Chicago has many organizations working to assist local people further impoverished by borderless deregulated capital. [Note: See the economic justice directory in this issue of AREA for a selection of organizations that help Chicagoans get by every day]. To name one, The Center for Working Families initiative of the Logan Square Neighborhood Association offers financial counseling for new citizens, who are unaccustomed to the complexities of credit and saving in the U.S. system, and are often considered easy targets by all kinds of financial predators. The Center also makes referrals for aid in legal, tax, and housing matters. The Center for Economic Progress has a program to offer free financial services to entry-level workers, and specialized generally in offering tax assistance to struggling, low-income individuals and families. The North Side Federal Community Credit Union offers counseling and credit to people without bank accounts, and offering counseling in regard to debt management and bankruptcy. Area churches have taken on a great deal of the relief effort for Chicagoans in unfortunate circumstances, such as the Ezra Community Homes Project, supported by Episcopal Charities and Community Services, in which affordable homes were built for 95 families in the low-income North Lawndale neighborhood.
Federal policies have supported this philanthropic environment, but those policies (and the palpable absence thereof) have encouraged a process of trickle-down bankruptcy. The devastated manufacturing economy in Chicago is one result of free trade. But the trade deficit, now about 5% of GDP, is only part of the picture. The unprecedented financial bailouts are bypassing groups that are increasingly viewed as a menacing population surplus rather than a productive labor pool, and this is a reflection of a government more beholden to its creditors (its “shareholders”) than its constituents (its “customers”). As customers, it is worth considering where our money comes from when we earn it and where it goes when we spend it—and thus whom it is that we, as citizens of the U.S., are currently working for.
Linking the ownership of capital to the ownership of indentured servants is not much more of a leap than linking U.S. post-war militarism to explicit imperialism. Americans are of course in greater personal debt than any generation in history. Financial and health-care corporations nominally based in the U.S. (if they even still are), to whom we owe most of our money, increasingly locate their capital assets abroad, and shares in those companies are owned in large part by foreign corporations, governments and individuals—as is, of course, the federal debt, 45 percent of which is owned by foreigners. We do not own our own wealth. With no communal utopia resulting, most of us, in terms of net worth, may soon own nothing. Local prosperity is shipped away, and local resources must come to the rescue.

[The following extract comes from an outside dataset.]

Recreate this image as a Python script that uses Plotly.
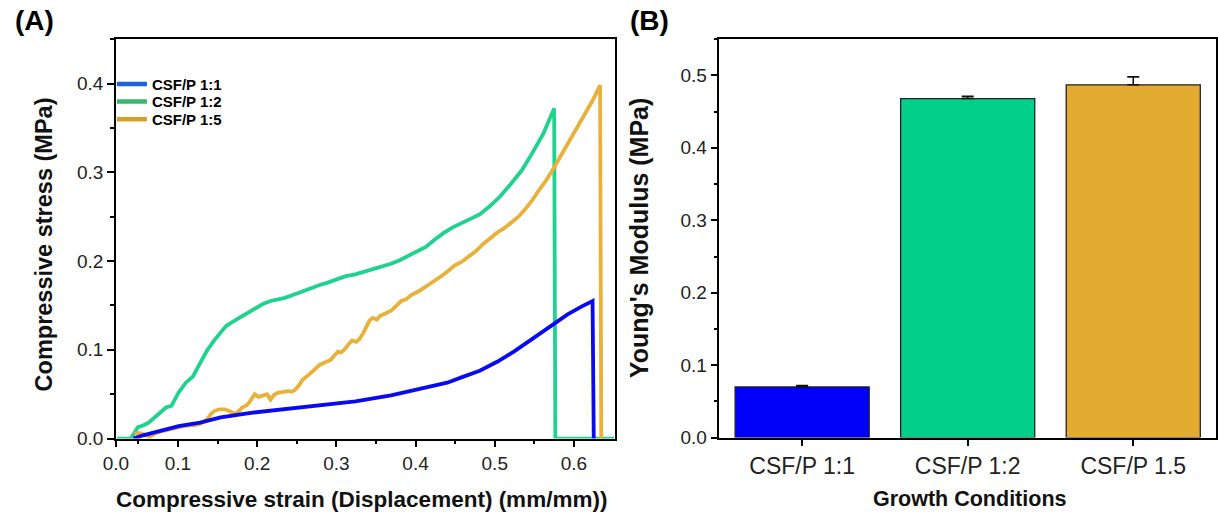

The folks over at Local First (http://www.localfirstchicago.org) are taking this problem head on by promoting local small buisinesses. One of their reasons for this is based on research about neighborhood economics and dollar cycles. Local First claims “a recent study in Chicago showed that [local businesses expend] 70% more money back into the community than chain stores, per square foot occupied. A space filled with a local business rather than a chain puts more dollars back in your neighborhood.” Civic Economics is the group that first produced this research in their Andersonville Study in 2004 (http://www.andersonvillestudy.com).
And of course, many progressives recognize the virtues of local produce and shop at local farmers’ markets. But, regardless of good intentions, it’s pretty hard to know where your money is flowing off to. When a community’s resources dry up, it’s harder to find out where they are than where they aren’t. Increasingly, wealth is fleeing from large and small communities the U.S., and this is manifestly clear in the mountains of debt being amassed by individuals and governments that cannot, like our increasingly subsidized corporations, shift assets around the globe with impunity.
Debt is a problem regardless of national boundaries. But they are linked. Debt is an expression of a desire to increase the living standards of an individual or a group, with the cost deferred in some way—to another point in space or time in which no stakeholder is, in the medium- to long-term, or possibly in any term, is going to demand her money back plus interest—a new economic landfill, as it were. In a very direct sense, the fluctuations of interest rates reflect the costs of holding money rather than letting someone use it—which is why banks have stopped lending out their money. We are nearly out of landfills, global capital flows are frozen, and collection calls are affecting everyone.
In a condition of worldwide credit breakdown, depleted resources, and unclear geopolitical dominance, communitarians across the political spectrum need to create a diverse group sovereignty in the name of greater independence—in credit and trade, just as in energy. Our industry and our military will contract soon, regardless of how we arrange deck chairs on the Titanic. But if what little we produce is going to benefit the producers for some time to come, we must face down the abyss of desire represented by credit, and work out a new vision of shared austerity. ◊
Grateful acknowledgements to Kristen Cox for info on Chicago debt and credit relief organizations.